Just before they were about to begin the first California night landscape in watercolor, Ryan and Trevor's maternal grandmother died. She lived in the Apple Valley, a two-hour drive from L.A. Their work was delayed, but when they returned to their perch by the sea, they were confronted with the "psychological weight" they felt over their grandmother's death, Trevor said.  Poised for hours each night in solitude (though together), they stared out into the formless landscape, black and grainy with ever so slight touches of yellow. Standing at the edge of the ocean, perfectly still and cold from the coastal chill and wind, their hours of nightly painting became a meditation.

While working on a second watercolor, Trevor noticed a "loosely swirling black tornado shape" in his dreams. This inspired him to wonder: What is happening in your brain behind your eyes? "There's a lot of subject matter and visual territory inside your mind," Trevor told me. The coiled shape would prove to be the basis for their new work. A tornado brought them into a new realm, like Dorothy's spiral into Oz.

Turning to color markers in 2010, they made their first drawings in threading spirals: "The Evergreen Cemetery in Late Winter," based on a site in Ridgewood, Queens, and "Schulte Home in Early Spring Fog," depicting the yard of a house on Martha's Vineyard. Still grappling with their grandmother's death, they spent much time in the Queens cemetery (not where their grandmother is buried but where many other grandmothers are), recognizing that they, too, were living a window of life.

The twins were now taking a new approach to value and color. Trevor likened these two new drawings to quantum physics and the wave-like mixture of matter and energy. He also believes their colors are connected to the kinds of things you see when your eyes are shut. "If you close your eyes and look at the dance of colors you see when they're closed," said Trevor, "for me, at least, it's purples, fuchsia, orange, yellows, a little bit of green and a lot of dark purple." He added,  "We tried to take those colors and mix them together to become the more toned-down grays and browns of the outside world."

In "Schulte Home in Early Spring Fog," for instance, loops of red appear in the sky, but the time of day is not sunset or close to it. The house, cropped and diminished on the right hand side of the image, is depicted during midday, but what draws the eyes in is a stone path leading to a wooded horizon line and a sun-drenched sky that is clearly blue, even with red present.

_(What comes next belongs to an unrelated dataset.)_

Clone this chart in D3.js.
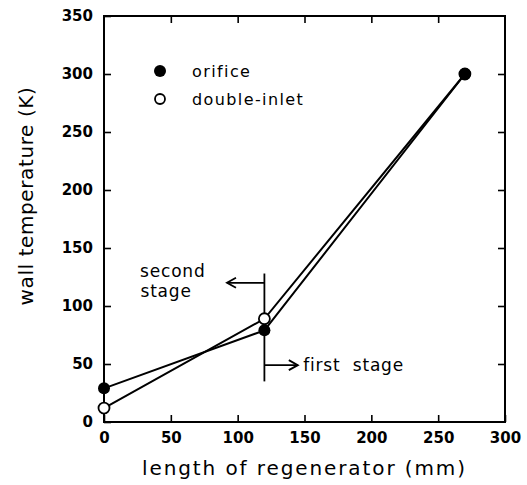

Though the rendering is very sharp and detailed, another, less distinct, quality is present as well: what the twins call "foam." "When seeing an image," Ryan explained,  "your eye is giving you a crisp picture of where the light erupted from, but not really telling you anything about the crazy foam the light becomes in the air."

The artwork of Ryan and Trevor Oakes tells us what our eyes do not, showing us how our brains might conjure a world from inside our own heads. Startlingly realistic yet somewhere over the rainbow, their new drawings achieve a new way of representing vision, depicting the world not just as we see it, but as we understand it.